Hi,
This looks interesting, but I don't think it will be able to compete with the Avalon ASIC. The 64 cores are certainly nice, but a single Avalon ASIC can do 275 Mhash/s.
Even if each Epiphany-IV core can produce one full hash every 640 clock cycles, it will only generate 80 Mhash/s. I'm more of an FPGA/ASIC person, so I'm basing the 640 clock cycles on 10 clocks per individual SHA256, and 64 rounds per hash, which might even be low.
I think it is hard to compete with the Avalon ASIC custom chip, which was custom designed for mining.
Regards,
Pat
I see your point, I'm quite new to the world of ASIC and FPGA's and I so I thought this could compete. I will still be using this as a server and a second board for a custom PC. Also can ASIC's run applications or are they designed for mining?

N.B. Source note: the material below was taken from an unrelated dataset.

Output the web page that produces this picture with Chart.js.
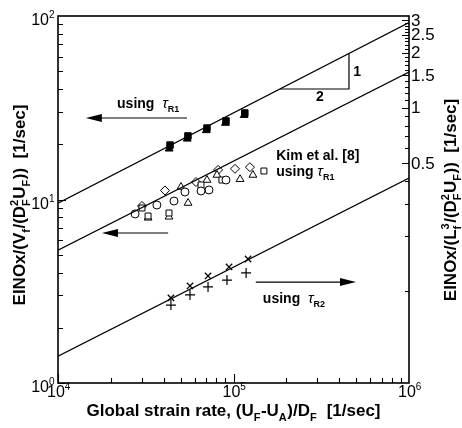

I also have considered the Parallela design. Assuming C1D guesstimates about the Epiphany's hashrate are close enough, you could achieve 1Gh/s by putting together a bunch of Parallela boards (it would take 122 boards to achieve 1Gh/s, by my calculations, and I didn't take into account any kind of overhead required for processing the Bitcoin/getblocktemplate protocols). 122 x $100 = $12,200. Each of those boards would require at least 5W, but probably more than that given the expected heavy load. We'll be kind and leave it at 5W. Compare Avalon #3: 63 Gh/s @ 600W at a cost of $5000-$6000 (depending on exchange rate, but this is close enough for now). If you scaled up the Parallela board to produce a comparable hash rate, you'd be paying $769,000 for the hardware, and you'd need 31.5kW to run them (not to mention a place to put them and additional equipment and electricity to cool them). This is also all assuming you can purchase or manufacture this many boards at a cost of $100 each.